Not only does a fitness log show you just how much you’ve progressed over time, but it also provides a tremendous amount of positive feedback. According to Mari McCarthy, The Journaling Therapy Specialist, founder of Journaling for the Self of It, charting how each exercise session or progress check went and how it made you feel gives you the feeling of empowerment that pushes you to keep going. Either that, or it allows you to find your way back!
Writing down what you want in your life can be an amazing self-growth tool. An article in Real Simple provides this insight from Aymeric Guillot, Ph.D., a professor at the Center of Research and Innovation in Sport at University Claude Bernard Lyon, in France: “Scientists believe that we may experience real-world and imaginary actions in similar ways…” The same areas of our brain are activated, whether we are imagining ourselves performing a task, or actually doing it. Visualization leverages our brain’s natural ability to more easily recall visual images than it does verbal information.

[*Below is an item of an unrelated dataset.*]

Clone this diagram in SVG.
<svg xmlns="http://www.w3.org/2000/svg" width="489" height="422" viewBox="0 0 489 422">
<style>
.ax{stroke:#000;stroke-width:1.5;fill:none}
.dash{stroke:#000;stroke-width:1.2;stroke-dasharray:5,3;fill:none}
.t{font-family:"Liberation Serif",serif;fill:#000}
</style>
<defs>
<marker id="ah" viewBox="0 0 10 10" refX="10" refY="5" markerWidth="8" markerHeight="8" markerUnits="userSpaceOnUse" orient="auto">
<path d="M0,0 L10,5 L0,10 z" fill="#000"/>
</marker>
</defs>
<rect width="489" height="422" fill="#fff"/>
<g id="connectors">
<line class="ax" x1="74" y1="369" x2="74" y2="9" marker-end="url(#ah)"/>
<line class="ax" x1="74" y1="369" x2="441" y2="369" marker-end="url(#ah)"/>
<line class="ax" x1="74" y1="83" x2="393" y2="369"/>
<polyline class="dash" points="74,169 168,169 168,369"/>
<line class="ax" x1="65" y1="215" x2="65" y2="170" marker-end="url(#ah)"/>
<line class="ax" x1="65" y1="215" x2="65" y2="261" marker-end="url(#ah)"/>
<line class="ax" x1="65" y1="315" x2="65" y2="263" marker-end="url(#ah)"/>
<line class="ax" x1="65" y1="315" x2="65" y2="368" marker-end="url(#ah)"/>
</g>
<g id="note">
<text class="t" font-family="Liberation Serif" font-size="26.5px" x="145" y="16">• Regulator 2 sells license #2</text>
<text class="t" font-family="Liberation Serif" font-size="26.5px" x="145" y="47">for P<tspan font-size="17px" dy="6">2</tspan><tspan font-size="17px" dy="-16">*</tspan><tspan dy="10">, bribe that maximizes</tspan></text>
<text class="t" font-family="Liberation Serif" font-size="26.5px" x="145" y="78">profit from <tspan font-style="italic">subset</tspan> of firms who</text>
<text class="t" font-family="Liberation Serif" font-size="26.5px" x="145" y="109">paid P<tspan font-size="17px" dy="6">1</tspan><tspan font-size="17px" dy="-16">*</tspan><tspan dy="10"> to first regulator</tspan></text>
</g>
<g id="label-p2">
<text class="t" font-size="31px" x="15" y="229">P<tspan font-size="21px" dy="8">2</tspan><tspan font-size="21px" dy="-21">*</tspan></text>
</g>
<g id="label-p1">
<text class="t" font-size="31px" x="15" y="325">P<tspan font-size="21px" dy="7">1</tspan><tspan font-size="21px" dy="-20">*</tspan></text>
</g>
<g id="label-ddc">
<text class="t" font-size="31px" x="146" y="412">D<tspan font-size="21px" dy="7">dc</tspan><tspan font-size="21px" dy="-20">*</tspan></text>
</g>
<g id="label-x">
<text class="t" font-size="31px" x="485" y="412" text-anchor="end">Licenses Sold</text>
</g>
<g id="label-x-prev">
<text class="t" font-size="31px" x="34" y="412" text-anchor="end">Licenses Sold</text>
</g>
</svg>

And so we challenge you: turn to a new page in your journal (or… use a piece of computer paper at the office if you haven’t yet purchased a journal) and write down anything and everything that comes to mind when you think of YOUR DREAM LIFE. Continue writing, describing this place, time, moment, feeling… anything and everything that describes how your life will look when you accomplish your wildest dreams. This is a fantasy activity. You can write down things that seem nearly impossible to you right now. In fact, we encourage it!
Spend the next few days thinking, feeling, and writing about the connections between your dream and the present moment. Study that description every single day. Make it a part of you. Visualize it as often as you can. See what happens!
Trust us, journaling can be a profoundly effective vehicle for boosting self-confidence and other life-changing transformations. Are you going to give it a try?!